The island country finally opened its borders to travellers as the pandemic crippled its billion-dollar tourism industry
Last week, on Friday, Cuba received its first planeload of tourists since the country went into lockdown due to the pandemic.
The island opened its borders after months as part of its gradual return to a new normal. The import-dependent country had been forced into a financial crisis due to tough US sanctions and then the COVID-19 outbreak.
The arrival of travellers is looked upon as a hopeful sign for the country which had laid-off tens of thousands of leisure industry employees, and shut down small businesses in the tourism sector.
It is hoped that the tourists who landed midday in an Air Canada plane at the Cayo-Coco airport on the northcentral coast will be the first of many.
According to Air Canada Vacations, bi-weekly flight services will be set up beginning next month.

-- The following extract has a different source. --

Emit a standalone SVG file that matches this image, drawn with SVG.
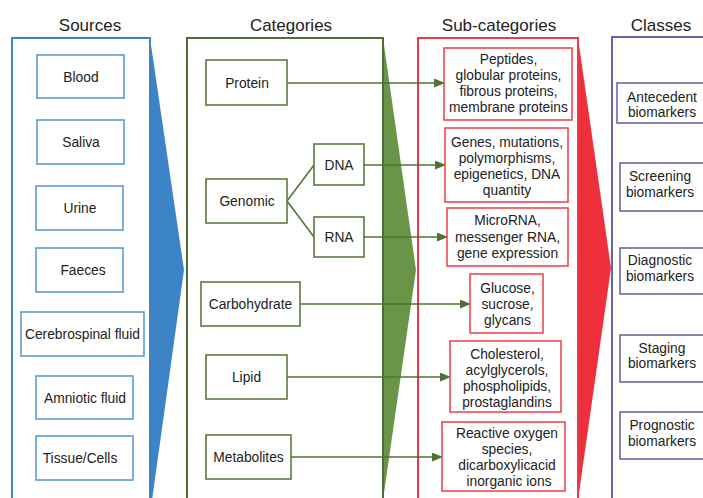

Cuba had closed all its airports like havana airport Jose Marti and varadero airport in March due to the pandemic. Currently, only a few hotels in isolated areas like Cayo-Coco have been opened following international sanitary regulations. There is no indication when Havana and other major cities might allow foreign travellers.
The US has a ban in place restricting residents from making tourist trips to Cuba as part of its decades-old trade embargo, but US citizens travel to the Caribbean island for education and other purposes. Canada is Cuba’s biggest tourist provider, accounting for 1.1 million of the 4.2 million arrivals in 2019. The revenue generated from tourism amounted to $2.6 billion last year.
Cuba has reported nearly 4,300 COVID-19 cases to date and 100 deaths. While the government managed to control the pandemic in most parts of the country, a new outbreak in Havana, along with lesser outbreaks in a few other provinces stands as an issue.